One night, Mr. Appleyard had a dream. In his dream, he saw the two boys creeping down the stairs and heading for the back door. They went into the yard and made for the barn. The barn where Mr. Appleyard kept his chickens!
“They’re after my hens!” he thought. In his dream, he clearly saw them taking the chickens!
First Johnny took a hen then Archie followed suit. Johnny took another, Archie did the same then Johnny took the last one! – Still in his dream, Mr. Appleyard went downstairs intending to catch them – but the boys heard him and quickly replaced the chickens back on their perch.

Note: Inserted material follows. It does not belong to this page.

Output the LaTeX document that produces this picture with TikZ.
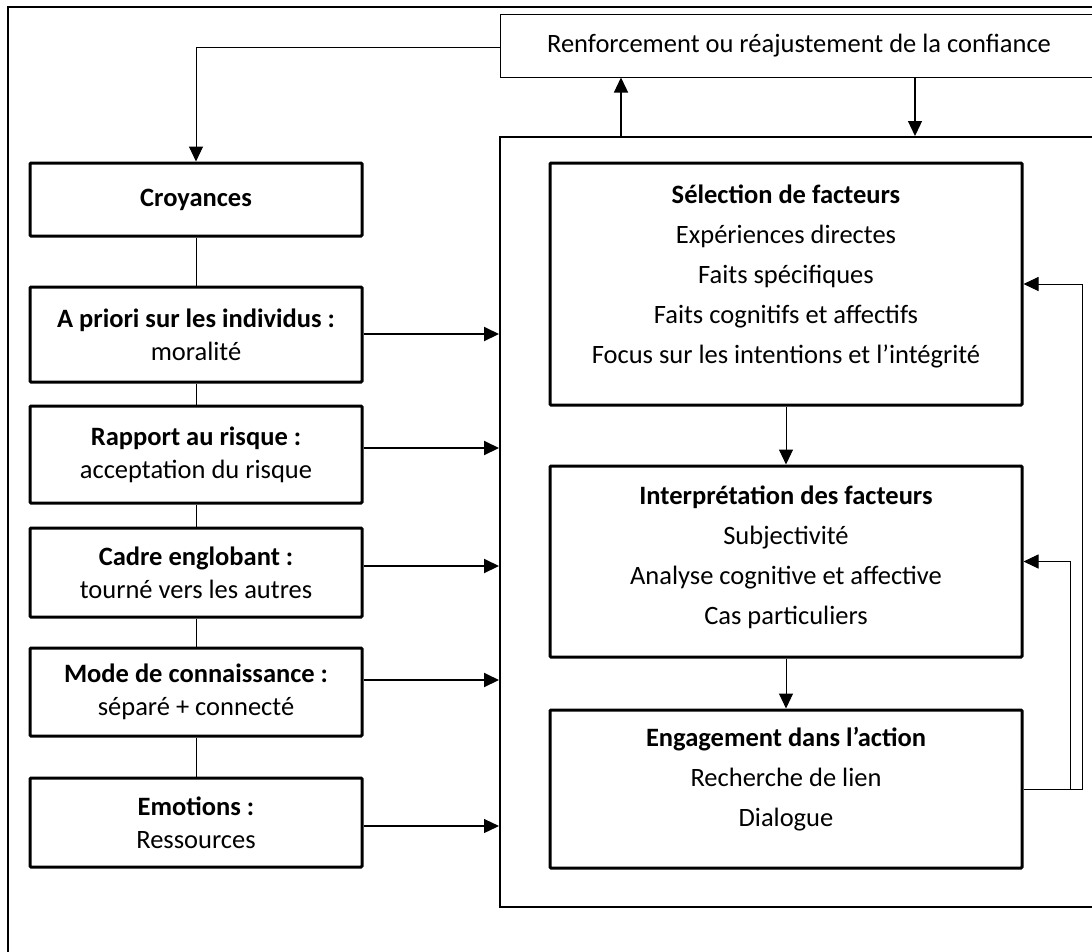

When Mr. Appleyard looked, he could find nothing wrong. He went back upstairs to bed
The boys now knowing that the coast was clear, took the chickens again, one at a time, in turn. First Johnny, then Archie, and so on, just as before!
This of course was all in Mr. Appleyard’s dream. When he woke up, he was so convinced that it was all true, he got out of his bed, and still wearing his pyjamas, he went outside to look for his chickens.
He found them exactly where they should have been – One, Two, Three, Four, Five. All on their perches.
Feeling a bit foolish, he went back into the house and when he looked into their bedroom, he found the two boys were in their beds, fast asleep!
This story was created for the presentation of an old matchstick trick/puzzle that I learned many years ago. You can do the trick with seven matchsticks, coins or any small object that can be held in the hand. I now do it with ‘one inch’ woollen pom poms.
Begin with seven pom poms in a cluster on the table. Tell the story to the point where you say, “Mr. Appleyard had five prize chickens” – as you say this, pick up five of the pom poms and lay them in a row. Now pick up the two remaining pom poms, one in each hand; they represent the two boys.
As you say, “First Johnny took a hen”, your left hand picks up the ‘chicken’ at the left end of the line. “Then Archie” – right hand picks up a chicken from the other end, and so on. Each hand picking up a chicken in turn (You will finish up with four pom poms in the left hand and three in the right).
Then as you go on to say, “The boys heard him and quickly replaced the chickens” – you return the pom poms to the table one at a time, but commence this time with the right hand. When five pom poms have been returned, you will have two in your left hand and none in your right! (keep both of your hands closed throughout these movements as though each hand at the end still holds a pom pom).
Finally, when you pick up the pom poms again, begin with the left hand. At the conclusion, you will have five in the left and only two in the right.
As you end the story and say, “He found them exactly where they should have been –One, Two, Three, Four, Five – “ Lay the pom poms in the left hand down in a row as at first.
On the line, “Fast asleep in their beds – “, open your right hand to reveal the two remaining pom poms.
Practice the picking up and putting down sequence, until you can do it smoothly and without hesitating. Also remember to keep your hands loosely closed so that they both appear to be holding the pom poms throughout the routine.